Rigoletto is mentioned as a loan shark (and likely a gangster) who fronts Wilson Fisk’s dad some money to run his election campaign. In the comics, Don Rigoletto is a mafia boss who gives Wilson Fisk his start, as his bodyguard no less. Fisk eventually murders Rigoletto to take over his criminal operation.
22. Fogwell’s Gym
Both Jack and Matt Murdock train at a place called Fogwell’s Gym, a location plucked straight from the comics.
23. Josie’s Bar
The bar that Foggy and Matt are so fond off, Josie’s, is also inspired by a comic book location of the same name. Daredevil has frequently used it to find sources and interrogate in his ongoing investigations.
24. Call Me Mike
Mike sounded like a random pseudonym Matt Murdock gave to Claire in order to protect his identity, but it’s actually a cheeky reference to an infamous comic book arc.

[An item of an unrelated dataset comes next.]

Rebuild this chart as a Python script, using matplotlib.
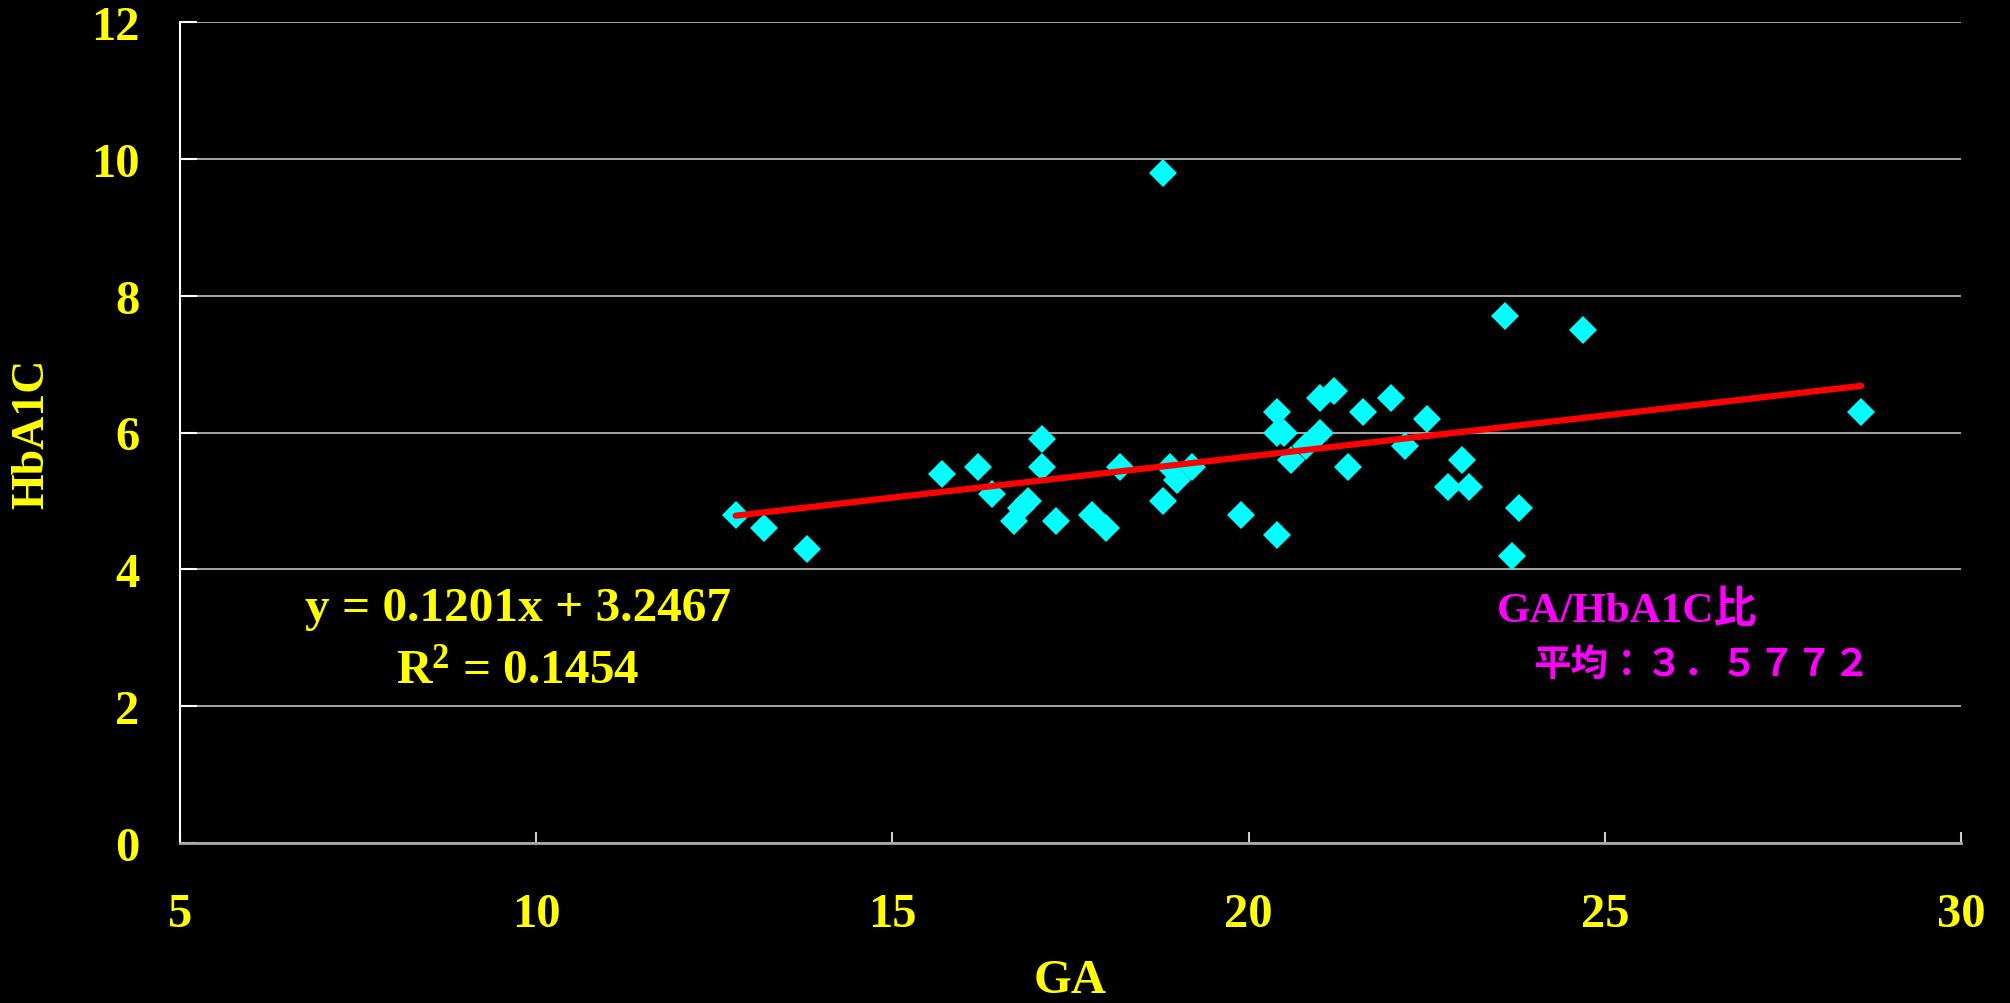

In the comics, Daredevil once created an alter ego he named Mike Murdock, and pretended that “Mike” was his twin brother. For obvious reasons, this was confusing to readers, and it was dropped soon after.
25. Roscoe Sweeney
In the show, Roscoe is the man who arranges Jack Murdock’s fixed boxing matches. In the comics, he has a very similar role, and is known as The Fixer. Just like in the series, the Fixer arranges Jack Murdock’s last fight, and has Murdock murdered after he refuses to throw the bout. Daredevil would later confront the Fixer, inadvertently giving him a fatal heart attack.
A poster on the wall of Fogwell’s Gym features a fighter named “Barton.” It might be a stretch, but considering Clint Barton is a major Avengers character, it could be a reference to someone he’s related to.
27. Roxxon Oil Corporation
Roxxon is one of the major clients of the law firm that Matt and Foggy interned at, but that’s not the only time this company has shown up. You can spot its logos in all three Iron Man movies, its gas stations in Agents of SHIELD and one of the Marvel short films, and the company is featured prominently in Agent Carter.